Computes precision–recall across a range of IoU thresholds (e.g. 0.5–0.95 in steps of 0.05) and averages the area under each PR curve. mAP@0.5 is the most commonly reported single number.

De-facto standard in instance segmentation and used in cell segmentation benchmarks such as CellSeg (Ma et al. 2024).

Pros: More complete picture than a single IoU cutoff; separates performance at strict and lenient thresholds.
Cons: Computationally heavier; less intuitive than PQ as a single summary number.


3. Adjusted Rand Index (ARI) on Transcript Assignments

Property Value
Complexity Low
Literature acceptance Medium
Evaluated on Per-transcript cell assignments derived from label images
Type Clustering / transcript assignment
Fields used cell_labels + transcripts point coordinates (solution) vs segmentation + transcripts (prediction)

Treats transcript-to-cell assignment as a clustering problem. For each transcript, its cell ID is looked up in both the ground truth and predicted label image. ARI is computed between the two resulting assignment vectors. ARI = 1 is perfect agreement; 0 is random.

Used in transcript-assignment benchmarks (e.g. Petukhov et al. 2022 Nature Biotechnology).

Pros: Directly measures what matters for downstream analysis (which transcripts belong to which cell); no need for pixel-level IoU.
Cons: Sensitive to how background transcripts (cell_id = 0) are handled; ignores cell shape beyond assignment.


4. F1 / Precision / Recall on Cell Detection

Property Value
Complexity Low
Literature acceptance Medium
Evaluated on Set of detected cell instances
Type Detection
Fields used cell_labels (solution), segmentation (prediction), IoU matching at fixed threshold

At a fixed IoU threshold (typically 0.5), precision is the fraction of predicted cells matched to a ground truth cell; recall is the fraction of ground truth cells that were detected. F1 is their harmonic mean.

Pros: Simple and interpretable; exposes whether a method over- or under-segments.
Cons: Single threshold; does not capture boundary quality beyond the threshold. Largely subsumed by PQ (whose DQ component is equivalent).


5. Cell-type Purity (Downstream Biological Quality)

Property Value
Complexity High
Literature acceptance Medium–High
Evaluated on Expression matrix + scRNA-seq reference for label transfer
Type Biological relevance
Fields used counts / normalized_log layers (prediction), scRNA-seq reference for cell-type annotation

After assigning cell types to predicted cells (e.g. by label transfer from the scRNA-seq reference), measure purity of the resulting clusters relative to ground truth cell-type annotations. Possible statistics include mean cell-type entropy per cluster or adjusted mutual information.
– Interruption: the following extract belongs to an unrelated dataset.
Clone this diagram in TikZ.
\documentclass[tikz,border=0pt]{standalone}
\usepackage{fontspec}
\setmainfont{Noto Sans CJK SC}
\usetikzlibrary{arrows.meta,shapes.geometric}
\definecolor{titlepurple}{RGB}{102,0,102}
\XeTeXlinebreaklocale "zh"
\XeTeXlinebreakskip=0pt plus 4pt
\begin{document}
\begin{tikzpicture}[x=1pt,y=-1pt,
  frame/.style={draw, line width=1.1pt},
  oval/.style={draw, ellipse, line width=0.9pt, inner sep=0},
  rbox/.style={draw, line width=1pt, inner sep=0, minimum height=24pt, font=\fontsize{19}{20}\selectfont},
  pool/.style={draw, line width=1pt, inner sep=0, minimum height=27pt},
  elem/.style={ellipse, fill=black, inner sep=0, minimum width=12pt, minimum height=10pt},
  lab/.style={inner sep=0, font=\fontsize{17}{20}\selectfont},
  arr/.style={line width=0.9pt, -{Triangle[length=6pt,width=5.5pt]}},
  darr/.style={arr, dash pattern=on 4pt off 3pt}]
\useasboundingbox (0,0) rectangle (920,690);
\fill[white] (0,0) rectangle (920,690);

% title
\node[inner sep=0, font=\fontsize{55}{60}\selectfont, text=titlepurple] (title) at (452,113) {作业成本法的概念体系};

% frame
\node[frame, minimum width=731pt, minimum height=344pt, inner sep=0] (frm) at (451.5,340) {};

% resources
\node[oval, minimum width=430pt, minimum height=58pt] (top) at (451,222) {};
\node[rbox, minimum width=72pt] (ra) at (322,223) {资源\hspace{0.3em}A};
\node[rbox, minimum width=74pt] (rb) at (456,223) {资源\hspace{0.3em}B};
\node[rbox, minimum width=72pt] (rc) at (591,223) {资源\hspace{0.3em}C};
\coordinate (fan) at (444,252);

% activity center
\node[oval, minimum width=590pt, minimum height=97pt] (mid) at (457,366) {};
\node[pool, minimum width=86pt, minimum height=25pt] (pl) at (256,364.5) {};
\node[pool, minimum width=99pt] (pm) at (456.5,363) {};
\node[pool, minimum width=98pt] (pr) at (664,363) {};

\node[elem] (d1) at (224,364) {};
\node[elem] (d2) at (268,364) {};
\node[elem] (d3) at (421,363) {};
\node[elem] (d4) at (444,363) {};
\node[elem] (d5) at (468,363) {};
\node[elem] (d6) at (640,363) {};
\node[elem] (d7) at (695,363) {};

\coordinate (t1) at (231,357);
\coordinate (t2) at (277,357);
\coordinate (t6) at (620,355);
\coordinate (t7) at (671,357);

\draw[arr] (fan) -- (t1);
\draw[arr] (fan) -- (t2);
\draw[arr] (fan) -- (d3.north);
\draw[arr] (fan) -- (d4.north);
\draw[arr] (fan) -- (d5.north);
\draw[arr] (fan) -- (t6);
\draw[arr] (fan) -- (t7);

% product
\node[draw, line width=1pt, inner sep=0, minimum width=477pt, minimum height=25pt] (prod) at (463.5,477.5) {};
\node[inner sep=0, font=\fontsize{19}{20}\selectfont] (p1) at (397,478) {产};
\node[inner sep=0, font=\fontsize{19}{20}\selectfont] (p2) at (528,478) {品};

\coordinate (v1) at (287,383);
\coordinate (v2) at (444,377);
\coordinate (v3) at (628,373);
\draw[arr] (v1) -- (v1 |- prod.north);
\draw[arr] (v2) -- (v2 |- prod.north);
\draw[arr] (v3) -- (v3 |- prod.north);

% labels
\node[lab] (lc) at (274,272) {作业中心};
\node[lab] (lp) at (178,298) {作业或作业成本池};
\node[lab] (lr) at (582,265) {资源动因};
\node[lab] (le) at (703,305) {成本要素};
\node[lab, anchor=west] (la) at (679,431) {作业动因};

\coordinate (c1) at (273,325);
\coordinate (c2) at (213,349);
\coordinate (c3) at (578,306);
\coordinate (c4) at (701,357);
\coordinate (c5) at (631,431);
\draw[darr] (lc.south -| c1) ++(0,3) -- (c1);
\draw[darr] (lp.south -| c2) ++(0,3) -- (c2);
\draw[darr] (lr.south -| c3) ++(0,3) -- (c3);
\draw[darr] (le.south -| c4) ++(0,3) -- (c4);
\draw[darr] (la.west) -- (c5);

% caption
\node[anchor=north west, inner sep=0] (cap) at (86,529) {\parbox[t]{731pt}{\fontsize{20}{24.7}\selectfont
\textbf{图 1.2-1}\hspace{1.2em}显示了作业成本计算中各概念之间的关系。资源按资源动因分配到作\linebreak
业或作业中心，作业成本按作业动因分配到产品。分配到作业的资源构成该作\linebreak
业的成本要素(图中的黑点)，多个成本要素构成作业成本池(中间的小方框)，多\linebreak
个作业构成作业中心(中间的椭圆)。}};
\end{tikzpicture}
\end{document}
Used in txsim (Kleshchevnikov et al.) and Squidpy-based evaluations.

Pros: Captures biological meaningfulness: perfect pixel overlap can still yield mixed transcriptome profiles if boundaries are slightly off.
Cons: Requires an accurate scRNA-seq reference and a label-transfer step, both of which introduce additional noise.


6. Silhouette Score of Expression Profiles

Property Value
Complexity Low–Medium
Literature acceptance Low–Medium
Evaluated on Normalized expression matrix
Type Data quality
Fields used normalized_log or normalized_log_scaled layer, cell-type labels

Computes the silhouette coefficient of cells in PCA space, grouped by ground truth cell type. A higher score means same-type cells cluster together, indicating clean type-specific expression profiles.

Pros: Does not require pixel-level comparison; captures transcriptomic cohesion.
Cons: Confounded by normalization and HVG selection choices; hard to attribute changes to segmentation quality alone.


7. Cell Area Distribution Similarity

Property Value
Complexity Low
Literature acceptance Low
Evaluated on Per-cell area statistics
Type Diagnostic
Fields used** cell_area (solution table), cell area from predicted segmentation label image

Compares the distribution of predicted cell sizes to the ground truth distribution using e.g. Wasserstein distance or Jensen–Shannon divergence. A method that produces systematically larger or smaller cells will show a distributional mismatch.

Pros: Very fast; useful for diagnosing systematic over/under-segmentation bias.
Cons: A method can match the distribution while still misidentifying individual cells; not sufficient as a primary metric.